If they went around the mountain, they would clearly be pursued soon. Retreating wouldn't improve the situation either. Their best chance of survival—of reaching their destination alive—lay in stealthily crossing through the mountain.
It was a desperate circumstance, yet no one dared speak this truth aloud.
Not while Étienne Rochefort, their sole beacon of hope, remained at the vanguard.
No one anticipated this would be Legion Commander Rochefort's final battle.
No one except Mia Blanchard.
Mia stared at the scene with detached calm. Perhaps because she'd already lived through it once, or maybe because she knew this was a dream—either way, the old tension didn't grip her this time.
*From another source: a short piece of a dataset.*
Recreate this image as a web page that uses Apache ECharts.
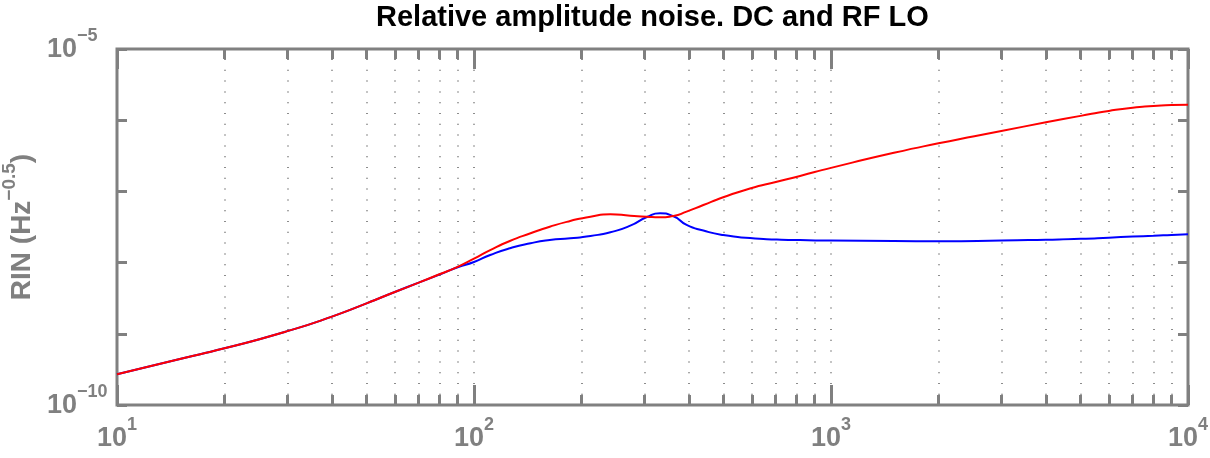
<!DOCTYPE html>
<html>
<head>
<meta charset="utf-8">
<title>Relative amplitude noise. DC and RF LO</title>
<script src="https://cdn.jsdelivr.net/npm/echarts@6.0.0/dist/echarts.min.js"></script>
<style>
  html, body { margin: 0; padding: 0; background: #fff; }
  #chart { width: 1210px; height: 458px; }
</style>
</head>
<body>
<div id="chart"></div>
<script>
// frequency points (Hz)
const freq = [10, 15, 20, 30, 40, 50, 60, 70, 80, 90, 100, 111, 126, 144, 163, 186, 212, 241, 274, 305,
  332, 362, 394, 439, 499, 593, 705, 819, 1000, 1500, 2000, 3000, 4000, 5000, 6000, 7000, 8000, 9000, 10000]

// red curve (Hz^-0.5)
const rinRed = [2.70e-10, 4.43e-10, 6.25e-10, 1.09e-9, 1.74e-9, 2.68e-9, 3.86e-9, 5.24e-9, 6.85e-9, 8.73e-9,
  1.14e-8, 1.50e-8, 2.01e-8, 2.58e-8, 3.19e-8, 3.84e-8, 4.42e-8, 4.76e-8, 4.56e-8, 4.40e-8,
  4.33e-8, 4.51e-8, 5.19e-8, 6.44e-8, 8.26e-8, 1.10e-7, 1.37e-7, 1.65e-7, 2.14e-7, 3.48e-7,
  4.73e-7, 7.05e-7, 9.33e-7, 1.15e-6, 1.35e-6, 1.50e-6, 1.58e-6, 1.64e-6, 1.65e-6]

// blue curve (Hz^-0.5)
const rinBlue = [2.70e-10, 4.43e-10, 6.25e-10, 1.09e-9, 1.74e-9, 2.68e-9, 3.86e-9, 5.24e-9, 6.80e-9, 8.61e-9,
  1.02e-8, 1.28e-8, 1.59e-8, 1.87e-8, 2.07e-8, 2.19e-8, 2.37e-8, 2.67e-8, 3.30e-8, 4.37e-8,
  4.92e-8, 4.47e-8, 3.39e-8, 2.82e-8, 2.44e-8, 2.21e-8, 2.11e-8, 2.07e-8, 2.04e-8, 2.01e-8,
  2.00e-8, 2.04e-8, 2.10e-8, 2.16e-8, 2.24e-8, 2.32e-8, 2.38e-8, 2.45e-8, 2.51e-8]

// minor tick / dotted grid positions on the frequency axis
const xGridTicks = [20, 30, 40, 50, 60, 70, 80, 90, 100, 200, 300, 400, 500, 600, 700, 800, 900, 1000,
  2000, 3000, 4000, 5000, 6000, 7000, 8000, 9000]

// only these decades carry a label on the y axis
const yLabelExps = [-10, -5]

const gray = '#808080'
const font = "'Liberation Sans', Arial, Helvetica, sans-serif"

const chart = echarts.init(document.getElementById('chart'), null, { renderer: 'canvas' })

// "10" sits at the bottom of a tall line, the exponent at its top
const tickRich = {
  b: { fontSize: 27, fontWeight: 'bold', color: gray, fontFamily: font, lineHeight: 36, verticalAlign: 'bottom' },
  s: { fontSize: 18, fontWeight: 'bold', color: gray, fontFamily: font, verticalAlign: 'top' }
}

const supLabel = (v) => {
  const e = Math.round(Math.log10(v))
  return '{b|10}{s|' + (e < 0 ? '\u2212' + (-e) : e) + '}'
}

const majorTick = { show: true, inside: true, length: 20, lineStyle: { color: gray, width: 3 } }
const minorTick = { show: true, inside: true, length: 10, lineStyle: { color: gray, width: 3 } }
const yTick = { show: true, inside: true, length: 10, lineStyle: { color: gray, width: 3 } }
const xLogMin = Math.log10(freq[0])
const xLogMax = Math.log10(freq[freq.length - 1])
const xGridLog = xGridTicks.map(v => Math.log10(v))

const option = {
  animation: false,
  backgroundColor: '#fff',
  title: {
    text: 'Relative amplitude noise. DC and RF LO',
    left: 376,
    top: 3,
    padding: 0,
    textStyle: { fontSize: 29, fontWeight: 'bold', color: '#000', fontFamily: font }
  },
  grid: {
    left: 117, right: 22, top: 49, bottom: 53,
    show: true, borderColor: gray, borderWidth: 3,
    outerBoundsMode: 'none'
  },
  xAxis: [
    {
      type: 'log', logBase: 10, min: 10, max: 10000, position: 'bottom',
      axisLine: { show: false },
      axisTick: majorTick,
      splitLine: { show: false },
      axisLabel: { margin: 11, formatter: supLabel, rich: tickRich }
    },
    {
      type: 'log', logBase: 10, min: 10, max: 10000, position: 'top',
      axisLine: { show: false },
      axisTick: majorTick,
      splitLine: { show: false },
      axisLabel: { show: false }
    },
    {
      type: 'value', min: xLogMin, max: xLogMax, position: 'bottom',
      axisLine: { show: false },
      axisTick: Object.assign({ customValues: xGridLog }, minorTick),
      axisLabel: { show: false },
      splitLine: { show: true, lineStyle: { color: '#8c8c8c', width: 2, type: [1, 9.8], dashOffset: -10 } }
    },
    {
      type: 'value', min: xLogMin, max: xLogMax, position: 'top',
      axisLine: { show: false },
      axisTick: Object.assign({ customValues: xGridLog }, minorTick),
      axisLabel: { show: false },
      splitLine: { show: false }
    }
  ],
  yAxis: [
    {
      type: 'log', logBase: 10, min: 1e-10, max: 1e-5, position: 'left',
      axisLine: { show: false },
      axisTick: yTick,
      splitLine: { show: false },
      axisLabel: {
        margin: 70,
        align: 'left',
        padding: [0, 0, 7, 0],
        formatter: (v) => yLabelExps.includes(Math.round(Math.log10(v))) ? supLabel(v) : '',
        rich: tickRich
      },
      name: '{n|RIN (Hz}{s|\u22120.5}{n|)}',
      nameLocation: 'middle',
      nameGap: 76,
      nameRotate: 90,
      nameTextStyle: {
        rich: {
          n: { fontSize: 28, fontWeight: 'bold', color: gray, fontFamily: font, lineHeight: 36, verticalAlign: 'bottom' },
          s: { fontSize: 19, fontWeight: 'bold', color: gray, fontFamily: font, verticalAlign: 'top' }
        }
      }
    },
    {
      type: 'log', logBase: 10, min: 1e-10, max: 1e-5, position: 'right',
      axisLine: { show: false },
      axisTick: yTick,
      splitLine: { show: false },
      axisLabel: { show: false }
    }
  ],
  series: [
    {
      name: 'blue',
      type: 'line',
      xAxisIndex: 0,
      yAxisIndex: 0,
      data: freq.map((f, i) => [f, rinBlue[i]]),
      showSymbol: false,
      smooth: 0.6,
      lineStyle: { color: '#0000ff', width: 2 },
      itemStyle: { color: '#0000ff' }
    },
    {
      name: 'red',
      type: 'line',
      xAxisIndex: 0,
      yAxisIndex: 0,
      data: freq.map((f, i) => [f, rinRed[i]]),
      showSymbol: false,
      smooth: 0.6,
      lineStyle: { color: '#ff0000', width: 2 },
      itemStyle: { color: '#ff0000' }
    }
  ]
}

chart.setOption(option)
</script>
</body>
</html>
Frost crystallized across the terrain. Soon, the enemy would exploit the obscured visibility to ambush them.
Then Rochefort, ensnared in a trap, would charge into the enemy ranks...
"...Huh?"
This dream diverged from Mia's memories.
"Get back!"
Rochefort shoved Mia aside as he bolted forward. She rolled through the snow, a dry cough tearing from her throat.
Explosions of divine energy and swirling snow blinded her, yet her battlefield instincts pierced through the chaos.
Rochefort didn't need to die here. Not at this moment.
He hadn't been trapped—he'd willingly thrown himself into danger.
Had he clung to even a shred of self-preservation, he could have...
"Then... does this mean he died to protect me?"
Mia had watched Rochefort's final moments unfold beside him. She no longer recalled her own thoughts from that time.
But one memory stayed sharp—the crushing certainty that the catastrophe she'd orchestrated was too grand a price for a single life.
Étienne Rochefort never screamed. Not when the cavity torn through his chest—too vast to stanch—defied all reason. Whether through superhuman fortitude or some final message burning within him, Mia still didn't know.
"Blan...chard..." Blood flecked his lips as his weakening divine energy curled around Mia like a parting embrace. "You're... more capable... than you..."
Ah.
The recollection struck like a tolling bell, cutting through years of buried guilt.
Even as the light faded from his violet eyes, they remained fixed on Mia.
The last expression she saw was trust—profound, unshakable trust, blind to the truth that the subordinate gripping his hand had engineered his death.
It felt excessive. A reward far outweighing her incompetence and spite.